Omit every picture and return the rest of the data unaltered.

_____

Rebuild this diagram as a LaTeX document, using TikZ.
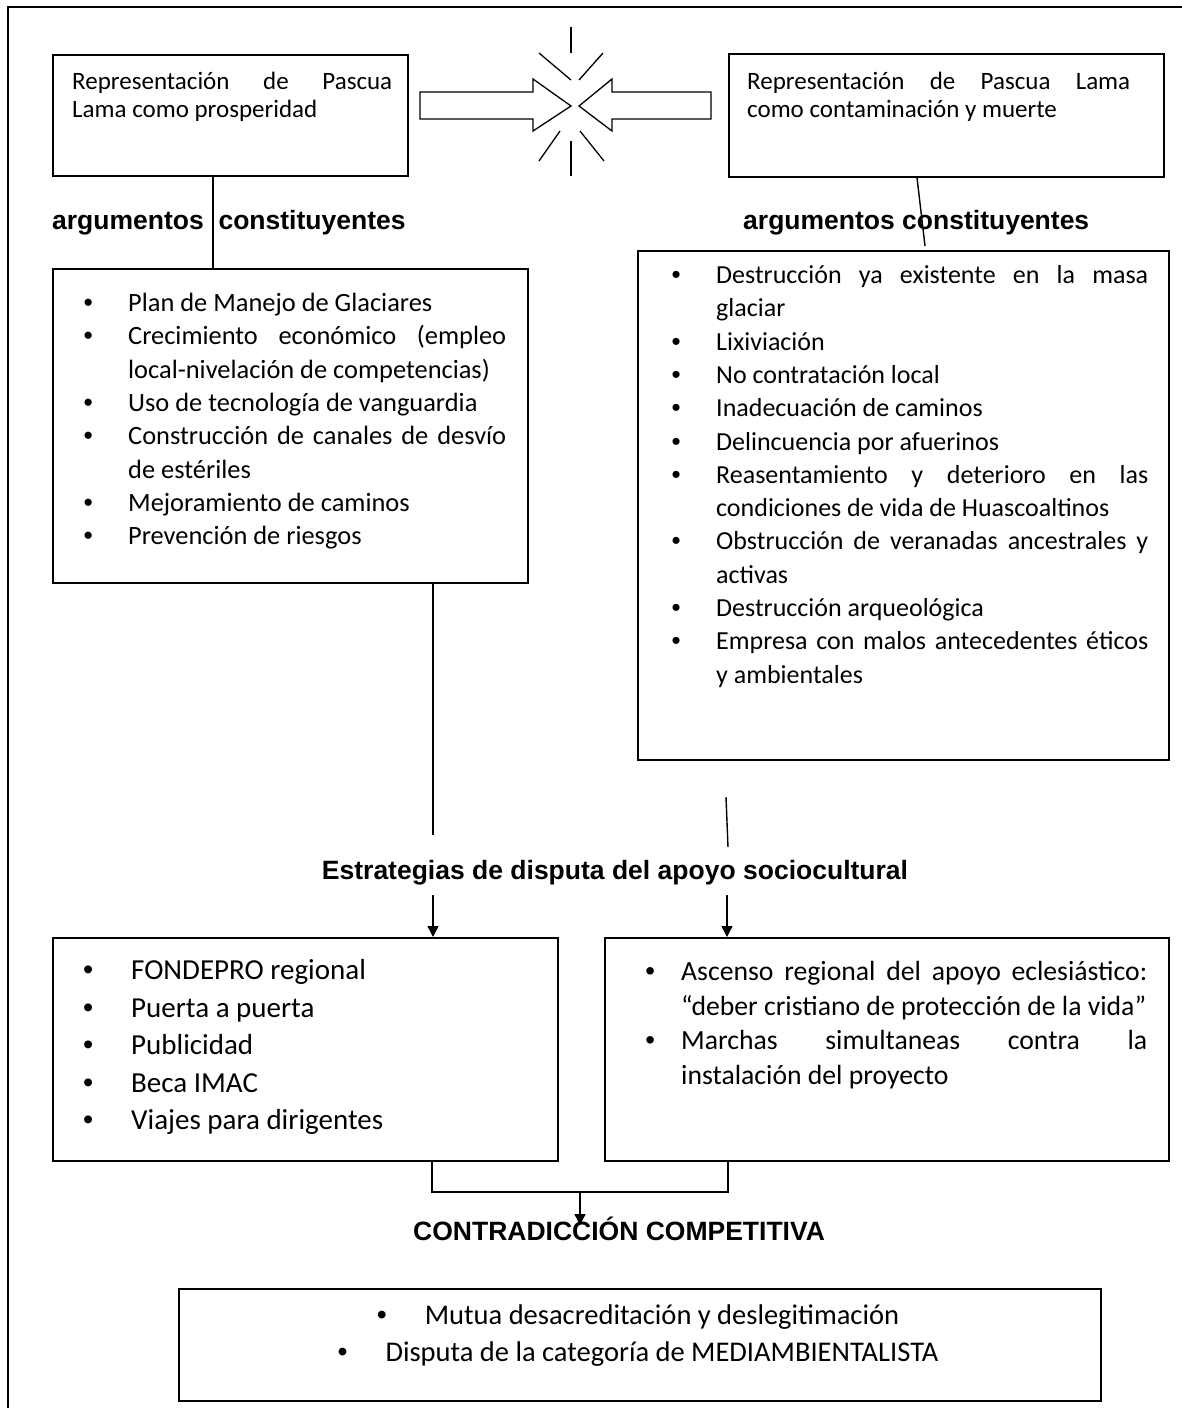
\documentclass[tikz,border=0pt]{standalone}
\usepackage{fontspec}
\setmainfont{Carlito}
\newfontfamily\headfont{Liberation Sans}
\usetikzlibrary{arrows.meta,calc}
\newcommand\bul{{\headfont\char"2022}}
% \li{2*bullet centre offset}{text offset}{text}
\newcommand\li[3]{\par\noindent\hangindent=#2\hangafter=1\makebox[#2][l]{\makebox[#1][c]{\bul}}\rule{0pt}{24pt}#3\par}
\newcommand\fTop{\fontsize{25}{28}\selectfont}
\newcommand\fListL{\fontsize{26.4}{33.3}\selectfont}
\newcommand\fList{\fontsize{26}{33.3}\selectfont}
\newcommand\fStratL{\fontsize{29}{37.5}\selectfont}
\newcommand\fStratR{\fontsize{27.7}{34.5}\selectfont}
\newcommand\fFinal{\fontsize{28.5}{37}\selectfont}
\newcommand\fHead{\headfont\bfseries\fontsize{26.5}{30}\selectfont}
\begin{document}
\begin{tikzpicture}[x=1pt,y=-1pt,
  conn/.style={line width=1.4pt},
  bx/.style={draw, line width=1.6pt, inner sep=0pt, anchor=north west},
  txt/.style={inner sep=0pt, anchor=north west, align=justify},
  hd/.style={inner sep=0pt, font=\fHead},
  arrw/.style={line width=1.4pt, -{Triangle[length=11pt,width=11pt]}},
  burst/.style={line width=1.3pt}]
\useasboundingbox (0,0) rectangle (1182,1408);
\fill[white] (0,0) rectangle (1182,1408);
% outer frame
\draw[conn] (8,1408) -- (8,7) -- (1182,7);

% top boxes
\node[bx, minimum width=355pt, minimum height=121pt] (tl) at (52,54) {};
\node[bx, minimum width=435pt, minimum height=123pt] (tr) at (728,53) {};
\node[txt, text width=320pt, font=\fTop] (tlt) at (72,69)
  {\tolerance=10000\hyphenpenalty=10000\rule{0pt}{20pt}Representación de Pascua\linebreak Lama como prosperidad};
\node[txt, text width=383pt, font=\fTop] (trt) at (747,69)
  {\tolerance=10000\hyphenpenalty=10000\rule{0pt}{20pt}Representación de Pascua Lama\linebreak como contaminación y muerte};

% hollow arrows and burst
\draw[line width=1.3pt, line join=miter] (420,92) -- (533,92) -- (533,79) -- (571,106) -- (533,131) -- (533,119) -- (420,119) -- cycle;
\draw[line width=1.3pt, line join=miter] (711,92) -- (612,92) -- (612,79) -- (579,106) -- (612,131) -- (612,119) -- (711,119) -- cycle;
\draw[burst] (571,27) -- (571,53);
\draw[burst] (539,53) -- (571,80);
\draw[burst] (603,53) -- (579,80);
\draw[burst] (560,131) -- (539,161);
\draw[burst] (571,141) -- (571,176);
\draw[burst] (580,131) -- (604,161);

% headings
\node[hd, anchor=base west] (h1) at (52,229) {argumentos\ \ constituyentes};
\node[hd, anchor=base west] (h2) at (743,229) {argumentos constituyentes};

% argument lists
\node[bx, minimum width=475pt, minimum height=314pt] (ll) at (52,268) {};
\node[txt, text width=454pt, font=\fListL] (llt) at (52,278) {\tolerance=10000\hyphenpenalty=10000\exhyphenpenalty=10000
\li{72pt}{76pt}{Plan de Manejo de Glaciares}
\li{72pt}{76pt}{Crecimiento económico (empleo\linebreak local-nivelación de competencias)}
\li{72pt}{76pt}{Uso de tecnología de vanguardia}
\li{72pt}{76pt}{Construcción de canales de desvío\linebreak de estériles}
\li{72pt}{76pt}{Mejoramiento de caminos}
\li{72pt}{76pt}{Prevención de riesgos}};

\node[bx, minimum width=531pt, minimum height=509pt] (rl) at (637,250) {};
\node[txt, text width=511pt, font=\fList] (rlt) at (637,250) {\tolerance=10000\hyphenpenalty=10000\exhyphenpenalty=10000
\li{78pt}{79pt}{Destrucción ya existente en la masa\linebreak glaciar}
\li{78pt}{79pt}{Lixiviación}
\li{78pt}{79pt}{No contratación local}
\li{78pt}{79pt}{Inadecuación de caminos}
\li{78pt}{79pt}{Delincuencia por afuerinos}
\li{78pt}{79pt}{Reasentamiento y deterioro en las\linebreak condiciones de vida de Huascoaltinos}
\li{78pt}{79pt}{Obstrucción de veranadas ancestrales y\linebreak activas}
\li{78pt}{79pt}{Destrucción arqueológica}
\li{78pt}{79pt}{Empresa con malos antecedentes éticos\linebreak y ambientales}};

% connectors top
\coordinate (c1) at (213,0);
\draw[conn] (tl.south -| c1) -- (ll.north -| c1);
\coordinate (c2) at (917,0);
\coordinate (e2) at (925,246);
\draw[conn] (tr.south -| c2) -- (e2);

% strategies heading
\node[hd, anchor=base] (h3) at (615,879) {Estrategias de disputa del apoyo sociocultural};
\coordinate (c3) at (433,835);
\draw[conn] (ll.south -| c3) -- (c3);
\coordinate (r1) at (726,797);
\coordinate (r2) at (728,847);
\draw[conn] (r1) -- (r2);

% strategy boxes
\node[bx, minimum width=505pt, minimum height=223pt] (ls) at (52,937) {};
\node[bx, minimum width=564pt, minimum height=223pt] (rs) at (604,937) {};
\coordinate (a1) at (433,895);
\coordinate (a2) at (727,895);
\draw[arrw] (a1) -- (ls.north -| a1);
\draw[arrw] (a2) -- (rs.north -| a2);

\node[txt, text width=480pt, font=\fStratL] (lst) at (52,942) {\tolerance=10000\hyphenpenalty=10000
\li{72pt}{79pt}{FONDEPRO regional}
\li{72pt}{79pt}{Puerta a puerta}
\li{72pt}{79pt}{Publicidad}
\li{72pt}{79pt}{Beca IMAC}
\li{72pt}{79pt}{Viajes para dirigentes}};

\node[txt, text width=543pt, font=\fStratR] (rst) at (604,946) {\tolerance=10000\hyphenpenalty=10000
\li{92pt}{77pt}{Ascenso regional del apoyo eclesiástico:\linebreak “deber cristiano de protección de la vida”}
\li{92pt}{77pt}{Marchas simultaneas contra la\linebreak instalación del proyecto}};

% bracket and final arrow
\coordinate (k1) at (432,1192);
\coordinate (k2) at (728,1192);
\draw[conn] (ls.south -| k1) -- (k1) -- (k2) -- (rs.south -| k2);
\node[hd, anchor=base west] (h4) at (413,1240) {CONTRADICCIÓN COMPETITIVA};
\coordinate (k3) at (580,1192);
\coordinate (k4) at (580,1225);
\draw[arrw] (k3) -- (k4);

% final box
\node[bx, minimum width=922pt, minimum height=112pt] (fb) at (178,1288) {};
\node[inner sep=0pt, anchor=north, align=center, font=\fFinal] (fbt) at (638,1298)
  {\rule{0pt}{26pt}\makebox[48pt][l]{\bul}Mutua desacreditación y deslegitimación\\
   \makebox[48pt][l]{\bul}Disputa de la categoría de MEDIAMBIENTALISTA};
\end{tikzpicture}
\end{document}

_____

§ **Exercise result**
Rebuild this diagram as a LaTeX document, using TikZ.
\documentclass[tikz,border=0pt]{standalone}
\usepackage{fontspec}
\setmainfont{Carlito}
\newfontfamily\headfont{Liberation Sans}
\usetikzlibrary{arrows.meta,calc}
\newcommand\bul{{\headfont\char"2022}}
% \li{2*bullet centre offset}{text offset}{text}
\newcommand\li[3]{\par\noindent\hangindent=#2\hangafter=1\makebox[#2][l]{\makebox[#1][c]{\bul}}\rule{0pt}{24pt}#3\par}
\newcommand\fTop{\fontsize{25}{28}\selectfont}
\newcommand\fListL{\fontsize{26.4}{33.3}\selectfont}
\newcommand\fList{\fontsize{26}{33.3}\selectfont}
\newcommand\fStratL{\fontsize{29}{37.5}\selectfont}
\newcommand\fStratR{\fontsize{27.7}{34.5}\selectfont}
\newcommand\fFinal{\fontsize{28.5}{37}\selectfont}
\newcommand\fHead{\headfont\bfseries\fontsize{26.5}{30}\selectfont}
\begin{document}
\begin{tikzpicture}[x=1pt,y=-1pt,
  conn/.style={line width=1.4pt},
  bx/.style={draw, line width=1.6pt, inner sep=0pt, anchor=north west},
  txt/.style={inner sep=0pt, anchor=north west, align=justify},
  hd/.style={inner sep=0pt, font=\fHead},
  arrw/.style={line width=1.4pt, -{Triangle[length=11pt,width=11pt]}},
  burst/.style={line width=1.3pt}]
\useasboundingbox (0,0) rectangle (1182,1408);
\fill[white] (0,0) rectangle (1182,1408);
% outer frame
\draw[conn] (8,1408) -- (8,7) -- (1182,7);

% top boxes
\node[bx, minimum width=355pt, minimum height=121pt] (tl) at (52,54) {};
\node[bx, minimum width=435pt, minimum height=123pt] (tr) at (728,53) {};
\node[txt, text width=320pt, font=\fTop] (tlt) at (72,69)
  {\tolerance=10000\hyphenpenalty=10000\rule{0pt}{20pt}Representación de Pascua\linebreak Lama como prosperidad};
\node[txt, text width=383pt, font=\fTop] (trt) at (747,69)
  {\tolerance=10000\hyphenpenalty=10000\rule{0pt}{20pt}Representación de Pascua Lama\linebreak como contaminación y muerte};

% hollow arrows and burst
\draw[line width=1.3pt, line join=miter] (420,92) -- (533,92) -- (533,79) -- (571,106) -- (533,131) -- (533,119) -- (420,119) -- cycle;
\draw[line width=1.3pt, line join=miter] (711,92) -- (612,92) -- (612,79) -- (579,106) -- (612,131) -- (612,119) -- (711,119) -- cycle;
\draw[burst] (571,27) -- (571,53);
\draw[burst] (539,53) -- (571,80);
\draw[burst] (603,53) -- (579,80);
\draw[burst] (560,131) -- (539,161);
\draw[burst] (571,141) -- (571,176);
\draw[burst] (580,131) -- (604,161);

% headings
\node[hd, anchor=base west] (h1) at (52,229) {argumentos\ \ constituyentes};
\node[hd, anchor=base west] (h2) at (743,229) {argumentos constituyentes};

% argument lists
\node[bx, minimum width=475pt, minimum height=314pt] (ll) at (52,268) {};
\node[txt, text width=454pt, font=\fListL] (llt) at (52,278) {\tolerance=10000\hyphenpenalty=10000\exhyphenpenalty=10000
\li{72pt}{76pt}{Plan de Manejo de Glaciares}
\li{72pt}{76pt}{Crecimiento económico (empleo\linebreak local-nivelación de competencias)}
\li{72pt}{76pt}{Uso de tecnología de vanguardia}
\li{72pt}{76pt}{Construcción de canales de desvío\linebreak de estériles}
\li{72pt}{76pt}{Mejoramiento de caminos}
\li{72pt}{76pt}{Prevención de riesgos}};

\node[bx, minimum width=531pt, minimum height=509pt] (rl) at (637,250) {};
\node[txt, text width=511pt, font=\fList] (rlt) at (637,250) {\tolerance=10000\hyphenpenalty=10000\exhyphenpenalty=10000
\li{78pt}{79pt}{Destrucción ya existente en la masa\linebreak glaciar}
\li{78pt}{79pt}{Lixiviación}
\li{78pt}{79pt}{No contratación local}
\li{78pt}{79pt}{Inadecuación de caminos}
\li{78pt}{79pt}{Delincuencia por afuerinos}
\li{78pt}{79pt}{Reasentamiento y deterioro en las\linebreak condiciones de vida de Huascoaltinos}
\li{78pt}{79pt}{Obstrucción de veranadas ancestrales y\linebreak activas}
\li{78pt}{79pt}{Destrucción arqueológica}
\li{78pt}{79pt}{Empresa con malos antecedentes éticos\linebreak y ambientales}};

% connectors top
\coordinate (c1) at (213,0);
\draw[conn] (tl.south -| c1) -- (ll.north -| c1);
\coordinate (c2) at (917,0);
\coordinate (e2) at (925,246);
\draw[conn] (tr.south -| c2) -- (e2);

% strategies heading
\node[hd, anchor=base] (h3) at (615,879) {Estrategias de disputa del apoyo sociocultural};
\coordinate (c3) at (433,835);
\draw[conn] (ll.south -| c3) -- (c3);
\coordinate (r1) at (726,797);
\coordinate (r2) at (728,847);
\draw[conn] (r1) -- (r2);

% strategy boxes
\node[bx, minimum width=505pt, minimum height=223pt] (ls) at (52,937) {};
\node[bx, minimum width=564pt, minimum height=223pt] (rs) at (604,937) {};
\coordinate (a1) at (433,895);
\coordinate (a2) at (727,895);
\draw[arrw] (a1) -- (ls.north -| a1);
\draw[arrw] (a2) -- (rs.north -| a2);

\node[txt, text width=480pt, font=\fStratL] (lst) at (52,942) {\tolerance=10000\hyphenpenalty=10000
\li{72pt}{79pt}{FONDEPRO regional}
\li{72pt}{79pt}{Puerta a puerta}
\li{72pt}{79pt}{Publicidad}
\li{72pt}{79pt}{Beca IMAC}
\li{72pt}{79pt}{Viajes para dirigentes}};

\node[txt, text width=543pt, font=\fStratR] (rst) at (604,946) {\tolerance=10000\hyphenpenalty=10000
\li{92pt}{77pt}{Ascenso regional del apoyo eclesiástico:\linebreak “deber cristiano de protección de la vida”}
\li{92pt}{77pt}{Marchas simultaneas contra la\linebreak instalación del proyecto}};

% bracket and final arrow
\coordinate (k1) at (432,1192);
\coordinate (k2) at (728,1192);
\draw[conn] (ls.south -| k1) -- (k1) -- (k2) -- (rs.south -| k2);
\node[hd, anchor=base west] (h4) at (413,1240) {CONTRADICCIÓN COMPETITIVA};
\coordinate (k3) at (580,1192);
\coordinate (k4) at (580,1225);
\draw[arrw] (k3) -- (k4);

% final box
\node[bx, minimum width=922pt, minimum height=112pt] (fb) at (178,1288) {};
\node[inner sep=0pt, anchor=north, align=center, font=\fFinal] (fbt) at (638,1298)
  {\rule{0pt}{26pt}\makebox[48pt][l]{\bul}Mutua desacreditación y deslegitimación\\
   \makebox[48pt][l]{\bul}Disputa de la categoría de MEDIAMBIENTALISTA};
\end{tikzpicture}
\end{document}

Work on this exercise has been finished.